Et son honorable nièce a également été témoin de toutes ces situations catastrophiques et elle a, sous l'intenable pression des forces de sécurité, préféré mourir que de vivre sous le joug de la tyrannie. Qu'elle repose en paix.

Ceux qui préfèrent mourir plutôt que de se rendre

Oui, vous devez savoir que plus vous avez recours à la violence et à la répression, plus de gens préfèreront mourir plutôt que de se rendre à l'oppression, comme les filles de Koubani qui ont sauté du haut des montagnes de Koubani et sont mortes pour se protéger et ne pas être bafouées par Daech. Désormais, au lieu de torturer, enregistrer de faux aveux, et prononcer des peines de mort, vous devriez réfléchir aux raisons qui poussent les gens à critiquer, manifester, s'opposer et enfin à devenir vos ennemis. Pour comprendre pourquoi, vous devez examiner votre propre comportement et vos actions.

Personnellement, je rejette toute forme de violence. Je condamne la peine de mort prononcée sous n'importe quel prétexte contre quiconque pour ses croyances ou opinions.

Et Qarchak! Ce fut pour moi une grande, bien qu'amère, expérience. C'était en fait une grande école ! Cet exil forcé m'a encore plus ouvert les yeux sur une grande partie de la société qui est oubliée ou cachée derrière une fausse propagande.

Je pense que les conditions intolérables de la prison de Qarchak doivent être dénoncées.

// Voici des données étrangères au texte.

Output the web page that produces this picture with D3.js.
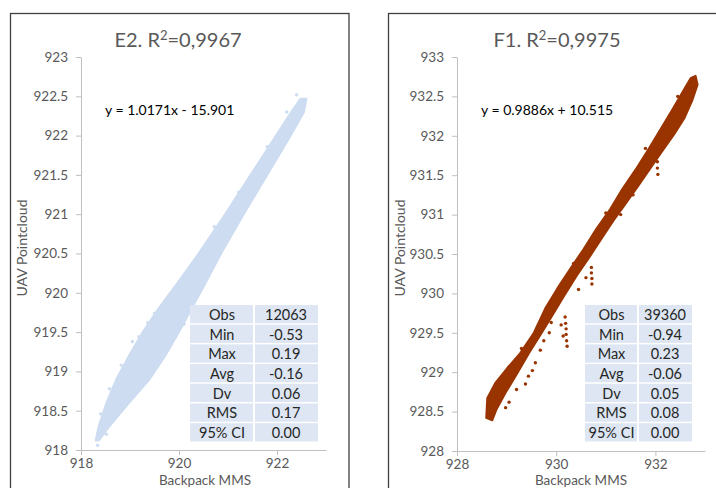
<!DOCTYPE html>
<html>
<head>
<meta charset="utf-8">
<script src="https://cdn.jsdelivr.net/npm/d3@7"></script>
<style>
  body { margin: 0; background: #fff; }
  svg text { font-family: Lato, "Open Sans", sans-serif; }
</style>
</head>
<body>
<div id="chart"></div>
<script>
// stats table
const statLabels = ["Obs", "Min", "Max", "Avg", "Dv", "RMS", "95% CI"];
const statsE2 = ["12063", "-0.53", "0.19", "-0.16", "0.06", "0.17", "0.00"];
const statsF1 = ["39360", "-0.94", "0.23", "-0.06", "0.05", "0.08", "0.00"];

// tick values
const yTicksE2 = [918, 918.5, 919, 919.5, 920, 920.5, 921, 921.5, 922, 922.5, 923];
const xTicksE2 = [918, 920, 922];
const yTicksF1 = [928, 928.5, 929, 929.5, 930, 930.5, 931, 931.5, 932, 932.5, 933];
const xTicksF1 = [928, 930, 932];

// point cloud outline (backpack, uav)
const e2Upper = [
  [918.30, 918.12], [918.36, 918.30], [918.52, 918.60], [918.72, 918.90],
  [918.98, 919.20], [919.26, 919.50], [919.58, 919.80], [919.94, 920.10],
  [920.40, 920.50], [920.94, 921.00], [921.46, 921.50], [921.98, 922.00],
  [922.29, 922.30], [922.48, 922.47]
];
const e2Lower = [
  [922.60, 922.47], [922.55, 922.30], [922.28, 922.00], [921.80, 921.50],
  [921.32, 921.00], [920.86, 920.50], [920.52, 920.10], [920.26, 919.80],
  [920.00, 919.50], [919.72, 919.20], [919.40, 918.90], [918.98, 918.60],
  [918.58, 918.30], [918.36, 918.12]
];
const e2Specks = [
  [918.34, 918.06], [918.52, 918.20], [918.40, 918.46], [918.58, 918.78],
  [918.82, 919.08], [919.05, 919.38], [919.18, 919.44], [919.36, 919.62],
  [919.50, 919.74], [920.72, 920.84], [921.22, 921.28], [921.80, 921.86],
  [922.40, 922.52], [922.20, 922.30], [921.66, 921.60], [920.10, 919.60]
];
const f1Upper = [
  [928.59, 928.42], [928.61, 928.67], [928.77, 928.86], [929.01, 929.05],
  [929.27, 929.24], [929.54, 929.49], [929.78, 929.81], [930.02, 930.06],
  [930.28, 930.31], [930.55, 930.56], [930.81, 930.82], [931.09, 931.07],
  [931.33, 931.32], [931.60, 931.57], [931.86, 931.83], [932.10, 932.08],
  [932.34, 932.33], [932.55, 932.56], [932.71, 932.73], [932.81, 932.76]
];
const f1Lower = [
  [932.85, 932.65], [932.75, 932.46], [932.59, 932.23], [932.38, 932.02],
  [932.12, 931.79], [931.88, 931.57], [931.64, 931.35], [931.39, 931.13],
  [931.15, 930.92], [930.91, 930.69], [930.67, 930.46], [930.42, 930.23],
  [930.18, 929.99], [929.94, 929.74], [929.70, 929.49], [929.45, 929.24],
  [929.21, 928.98], [928.97, 928.73], [928.79, 928.52], [928.71, 928.39]
];
const f1Outliers = [
  [930.18, 929.70], [930.19, 929.62], [930.20, 929.55], [930.20, 929.48],
  [930.21, 929.40], [930.22, 929.33], [930.14, 929.46], [930.10, 929.60],
  [930.71, 930.33], [930.71, 930.26], [930.72, 930.19], [930.72, 930.12],
  [932.02, 931.83], [932.03, 931.75], [932.04, 931.67], [932.04, 931.59],
  [932.05, 931.51], [929.90, 929.63], [929.86, 929.50], [929.68, 929.28],
  [929.58, 929.12], [929.52, 929.02], [929.44, 928.95], [929.38, 928.85],
  [929.20, 928.78], [929.05, 928.62], [928.98, 928.55], [930.45, 930.05],
  [930.60, 930.20], [931.30, 931.00], [931.55, 931.25], [929.75, 929.40],
  [928.62, 928.50], [928.66, 928.60], [929.30, 929.30], [930.35, 930.38],
  [931.00, 931.02], [931.80, 931.84], [932.45, 932.50], [932.70, 932.60]
];

const W = 716, H = 488;
const svg = d3.select("#chart").append("svg").attr("width", W).attr("height", H);

function drawPanel(cfg) {
  const g = svg.append("g");

  g.append("rect")
    .attr("x", cfg.box[0]).attr("y", 13.5)
    .attr("width", cfg.box[1]).attr("height", 520)
    .attr("fill", "none").attr("stroke", "#404040").attr("stroke-width", 1.3);

  const x = d3.scaleLinear().domain(cfg.xDomain).range(cfg.xRange);
  const y = d3.scaleLinear().domain(cfg.yDomain).range(cfg.yRange);

  const fmt = d => (d % 1 ? d.toFixed(1) : d);

  const yAxis = g.append("g")
    .attr("transform", `translate(${cfg.xRange[0]},0)`)
    .call(d3.axisLeft(y).tickValues(cfg.yTicks).tickFormat(fmt).tickSize(5).tickSizeOuter(0).tickPadding(8));
  const xAxis = g.append("g")
    .attr("transform", `translate(0,${cfg.yRange[0]})`)
    .call(d3.axisBottom(x).tickValues(cfg.xTicks).tickFormat(fmt).tickSize(5).tickSizeOuter(0).tickPadding(3));
  [yAxis, xAxis].forEach(a => {
    a.select(".domain").attr("stroke", "#bfbfbf");
    a.selectAll(".tick line").attr("stroke", "#bfbfbf");
    a.selectAll(".tick text").attr("fill", "#595959").style("font-size", "13.5px");
  });

  // point cloud
  const line = d3.line().x(d => x(d[0])).y(d => y(d[1]));
  g.append("path")
    .attr("d", line(cfg.upper.concat(cfg.lower)) + "Z")
    .attr("fill", cfg.color).attr("stroke", cfg.color).attr("stroke-width", 2)
    .attr("stroke-linejoin", "round");
  g.selectAll(".out")
    .data(cfg.outliers)
    .enter().append("circle")
    .attr("cx", d => x(d[0])).attr("cy", d => y(d[1]))
    .attr("r", 1.7).attr("fill", cfg.color);

  // title
  const t = g.append("text")
    .attr("x", cfg.titleX).attr("y", 47)
    .attr("text-anchor", "middle").attr("fill", "#595959")
    .style("font-size", "20px");
  t.append("tspan").text(cfg.name + ". R");
  t.append("tspan").attr("dy", -7).style("font-size", "13px").text("2");
  t.append("tspan").attr("dy", 7).text("=" + cfg.r2);

  g.append("text")
    .attr("x", cfg.eqX).attr("y", 115)
    .attr("fill", "#000").style("font-size", "14px")
    .text(cfg.equation);

  g.append("text")
    .attr("transform", `translate(${cfg.yLabelX},248) rotate(-90)`)
    .attr("text-anchor", "middle").attr("fill", "#595959")
    .style("font-size", "14px")
    .text("UAV Pointcloud");

  g.append("text")
    .attr("x", cfg.xLabelX).attr("y", 485)
    .attr("text-anchor", "middle").attr("fill", "#595959")
    .style("font-size", "13.5px")
    .text("Backpack MMS");

  // stats table
  const rowH = 19.7;
  const rows = g.append("g").selectAll("g")
    .data(statLabels.map((s, i) => [s, cfg.stats[i]]))
    .enter().append("g")
    .attr("transform", (d, i) => `translate(${cfg.table[0]},${305 + i * rowH})`);
  rows.append("rect")
    .attr("x", 0).attr("width", cfg.table[1] - 1).attr("height", rowH - 1.5)
    .attr("fill", "#dde6f2");
  rows.append("rect")
    .attr("x", cfg.table[1] + 1).attr("width", cfg.table[2] - 1).attr("height", rowH - 1.5)
    .attr("fill", "#dde6f2");
  rows.append("text")
    .attr("x", cfg.table[1] / 2).attr("y", rowH / 2 + 5)
    .attr("text-anchor", "middle").attr("fill", "#262626").style("font-size", "14.5px")
    .text(d => d[0]);
  rows.append("text")
    .attr("x", cfg.table[1] + cfg.table[2] / 2).attr("y", rowH / 2 + 5)
    .attr("text-anchor", "middle").attr("fill", "#262626").style("font-size", "14.5px")
    .text(d => d[1]);
}

drawPanel({
  name: "E2", r2: "0,9967", equation: "y = 1.0171x - 15.901",
  box: [10.5, 338.5], titleX: 178, eqX: 105, yLabelX: 27, xLabelX: 205,
  xDomain: [918, 923], xRange: [81, 326], yDomain: [918, 923], yRange: [450, 57],
  xTicks: xTicksE2, yTicks: yTicksE2,
  upper: e2Upper, lower: e2Lower, outliers: e2Specks, color: "#cddcf0",
  stats: statsE2, table: [190, 64, 64]
});

drawPanel({
  name: "F1", r2: "0,9975", equation: "y = 0.9886x + 10.515",
  box: [388.5, 400], titleX: 557, eqX: 481, yLabelX: 405, xLabelX: 581,
  xDomain: [928, 933], xRange: [457, 705], yDomain: [928, 933], yRange: [451, 57],
  xTicks: xTicksF1, yTicks: yTicksF1,
  upper: f1Upper, lower: f1Lower, outliers: f1Outliers, color: "#993300",
  stats: statsF1, table: [585, 53, 54]
});
</script>
</body>
</html>
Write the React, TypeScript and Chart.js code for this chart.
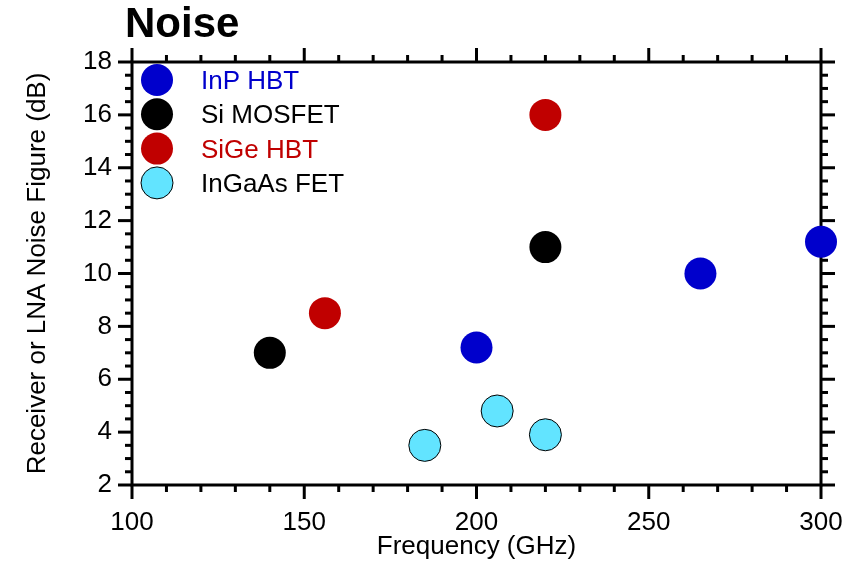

C'est un camp de concentration, un camp de réhabilitation et ça s'appelle le centre de repentance Shahr-e Ray. Il y a beaucoup à dire sur ce centre de repentance où ceux qui y sont enfermés y trouvent tout sauf la repentance. Je parlerai bientôt de la vérité.

Je suis reconnaissante envers ceux qui ont été bons avec nous, comme ils le pouvaient, malgré leur agonie et leurs douleurs dans ce cachot sombre. Je le répète, je reste humble devant chacun de ces prisonniers, même s'ils ont été contraints de nous insulter ou de nous frapper !

Je suis aussi reconnaissante envers ceux qui se souviendront de nous lorsque nous étions absents. Pour finir, je souhaite exprimer toute ma reconnaissance à ma chère famille qui ne m'a abandonnée, même une minute, tout au long de ces années, bien qu'elle ait été la cible de matraques électriques et de battes.